Note $\mathbf{x}^H$ is the Hermitian of $\mathbf{x}$, complex numbers are optional here, but will make my life easier later on.

2

There are 2 best solutions below

0
On BEST ANSWER

Welcome to math.stackexchange.

First, for the chain rule it is better to use the Jacobi matrix instead of the gradient. We write this as $J'(x)$ or $f'(x)$. Then the gradient is the transpose of the Jacobi matrix, so we have to write $\nabla J(x)=J'(x)^H$.

Let us define $g(x)=J(f(x))$ and let $n$ be the length of the vector $x$. Then the chain rule says $$g'(x)=J'(f(x))f'(x),$$ where $x\in\mathbb C^n$, $f'(x)\in\mathbb C^{n\times n}$, and $J'(f(x))\in\mathbb C^{1\times n}$.

For the calculation of $f'(x)$ know that the result has to be a $n\times n$-matrix and that maybe the chain rule might be helpful again.

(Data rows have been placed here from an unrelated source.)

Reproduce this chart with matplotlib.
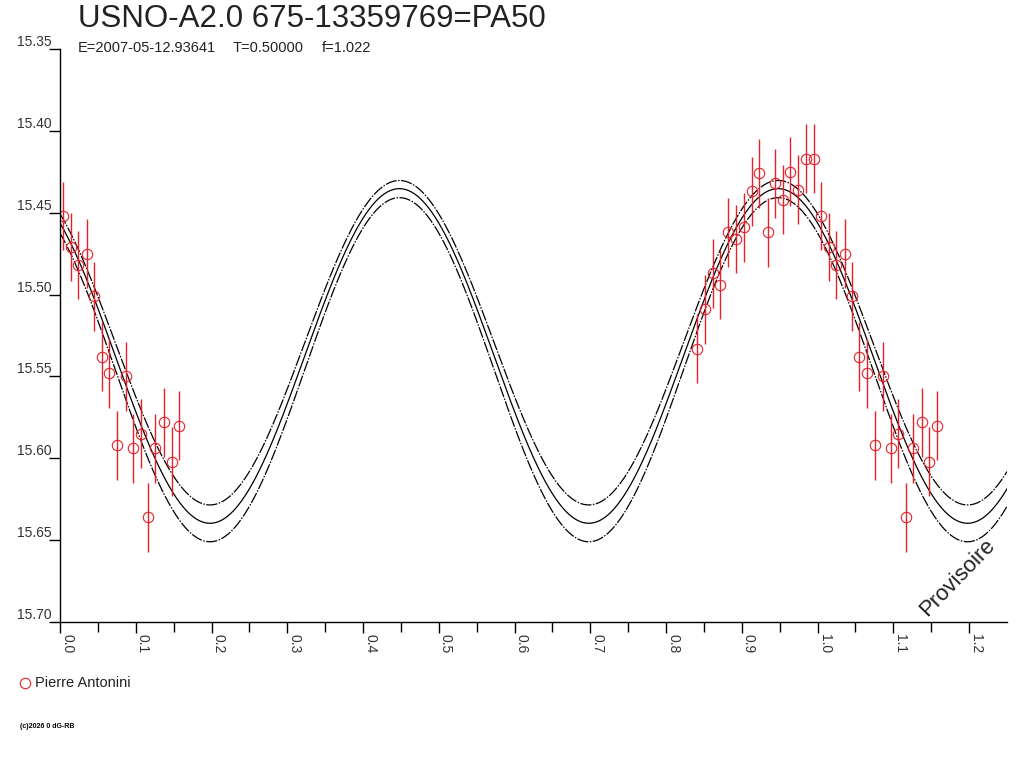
import numpy as np
import matplotlib.pyplot as plt
from matplotlib.lines import Line2D

plt.rcParams['font.family'] = ['Liberation Sans', 'DejaVu Sans']

# observations (phase, magnitude, error) - Pierre Antonini
phase = [0.0044, 0.0145, 0.0242, 0.0356, 0.0453, 0.0550, 0.0651, 0.0752,
         0.0867, 0.0964, 0.1065, 0.1162, 0.1254, 0.1373, 0.1474, 0.1575,
         0.8405, 0.8515, 0.8616, 0.8713, 0.8822, 0.8924, 0.9030, 0.9131,
         0.9228, 0.9347, 0.9439, 0.9541, 0.9641, 0.9743, 0.9844, 0.9954]
mag = [15.452, 15.471, 15.482, 15.475, 15.501, 15.538, 15.548, 15.592,
       15.550, 15.594, 15.585, 15.636, 15.594, 15.578, 15.602, 15.580,
       15.533, 15.509, 15.487, 15.494, 15.462, 15.466, 15.459, 15.437,
       15.426, 15.462, 15.432, 15.442, 15.425, 15.436, 15.417, 15.417]
err = [0.021] * len(phase)

# fitted light curve (period T=0.5 in phase) and its envelope
period = 0.5
phase_min = 0.198
fit_center = [15.5294, 15.5375, 15.5459]
fit_amp = [0.0991, 0.1022, 0.1051]
fit_style = ['dashdot', 'solid', 'dashdot']

xticks = np.arange(0, 1.25, 0.1)
yticks = np.arange(15.35, 15.701, 0.05)

red = '#e8202a'

fig = plt.figure(figsize=(10.24, 7.68), dpi=100)
ax = fig.add_axes([60/1024, 1-622/768, 947/1024, 573/768])

# model curves
xs = np.linspace(0, 1.25, 800)
for c, a, st in zip(fit_center, fit_amp, fit_style):
    ys = c + a*np.cos(2*np.pi*(xs - phase_min)/period)
    if st == 'dashdot':
        ax.plot(xs, ys, color='black', lw=0.9, dashes=(9, 1.2, 1.2, 1.2))
    else:
        ax.plot(xs, ys, color='black', lw=0.9)

# points plotted at phase and phase+1
ph = np.array(phase)
m = np.array(mag)
e = np.array(err)
for shift in [0, 1]:
    p = ph + shift
    ok = (p >= 0) & (p <= 1.25)
    ax.errorbar(p[ok], m[ok], yerr=e[ok], fmt='none', ecolor=red,
                elinewidth=1.0, capsize=0)
    ax.plot(p[ok], m[ok], 'o', mfc='none', mec=red, ms=7.5, mew=0.8)

ax.set_xlim(0, 1.25)
ax.set_ylim(15.70, 15.35)
ax.spines['top'].set_visible(False)
ax.spines['right'].set_visible(False)
ax.spines['left'].set_linewidth(1.0)
ax.spines['bottom'].set_linewidth(1.0)

ax.set_xticks(xticks)
ax.set_xticklabels(['%.1f' % v for v in xticks], rotation=-90,
                   ha='left', va='top', fontsize=10, color='#333333')
ax.set_xticks(np.arange(0.05, 1.25, 0.1), minor=True)
ax.tick_params(axis='x', which='major', length=8, width=1.0, pad=1)
ax.tick_params(axis='x', which='minor', length=7, width=1.0)

ax.set_yticks(yticks)
ax.set_yticklabels(['%.2f' % v for v in yticks], fontsize=10, color='#333333')
ax.tick_params(axis='y', which='major', length=8, width=1.0, pad=-2)
for lab in ax.get_yticklabels():
    lab.set_va('bottom')

ax.text(0.948, 0.078, 'Provisoire', transform=ax.transAxes, rotation=46,
        fontsize=16, color='#222222', ha='center', va='center')

# titles
fig.text(78/1024, 1-19/768, 'USNO-A2.0 675-13359769=PA50', fontsize=22.5,
         color='#222222', va='center', ha='left')
fig.text(78/1024, 1-48/768, 'E=2007-05-12.93641', fontsize=10.5,
         color='#222222', va='center')
fig.text(233/1024, 1-48/768, 'T=0.50000', fontsize=10.5,
         color='#222222', va='center')
fig.text(322/1024, 1-48/768, 'f=1.022', fontsize=10.5,
         color='#222222', va='center')

# legend
fig.add_artist(Line2D([25/1024], [1-683/768], transform=fig.transFigure,
                      marker='o', mfc='none', mec=red, ms=7.5, mew=0.8))
fig.text(35/1024, 1-683/768, 'Pierre Antonini', fontsize=10.5,
         color='#222222', va='center')

fig.text(20/1024, 1-727/768, '(c)2026 0 dG-RB', fontsize=5,
         color='black', va='center', weight='bold')

plt.savefig('out.png', dpi=100)
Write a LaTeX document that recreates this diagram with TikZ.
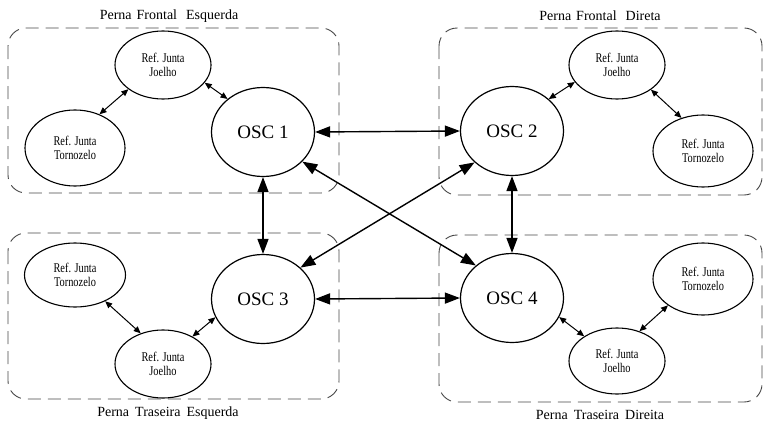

Good luck.

0
On

Here is the case for $x\in{\mathbb R}^{n}$.

First, assign the length of $x$ to its own variable. $$\eqalign{ \lambda^2 &= x^Tx \quad\implies\quad \lambda\,d\lambda = x^Tdx \\ }$$ Write down the explicit formula for normalized vector $(f)$ and calculate its differential. $$\eqalign{ f &= \lambda^{-1}x \\ df &= \lambda^{-1}dx - x\lambda^{-2}d\lambda \\ &= \lambda^{-1}dx - x\lambda^{-3}x^Tdx \\ &= \lambda^{-1}\left(I - ff^T\right)dx \\ &= \left(\frac{I-ff^T}{x^Tx}\right)dx \\ }$$ Use the gradient of the cost function $J$ with respect to $f$ to write its differential, then perform a change of variables to calculate its gradient with respect to $x$. $$\eqalign{ dJ &= \left(\frac{\partial J}{\partial f}\right):df \\ &= \left(\frac{\partial J}{\partial f}\right) : \left(\frac{I-ff^T}{x^Tx}\right)dx \\ &= \left(\frac{I-ff^T}{x^Tx}\right)\left(\frac{\partial J}{\partial f}\right) : dx \\ \frac{\partial J}{\partial x} &= \left(\frac{I-ff^T}{x^Tx}\right)\left(\frac{\partial J}{\partial f}\right) \\ }$$ NB: In some of the steps, a colon is used as a convenient product notation for the trace, i.e. $$\eqalign{ A:B &= \operatorname{Tr}\left(A^TB\right) \\ }$$ In the complex case, you'll need to dive into Wirtinger derivatives and it's probably not worth the headache.

Besides, the cost function must be real, since complex values are not comparable. For example, which complex number is larger $\,(2+3i)$ or $(3-2i)$ ?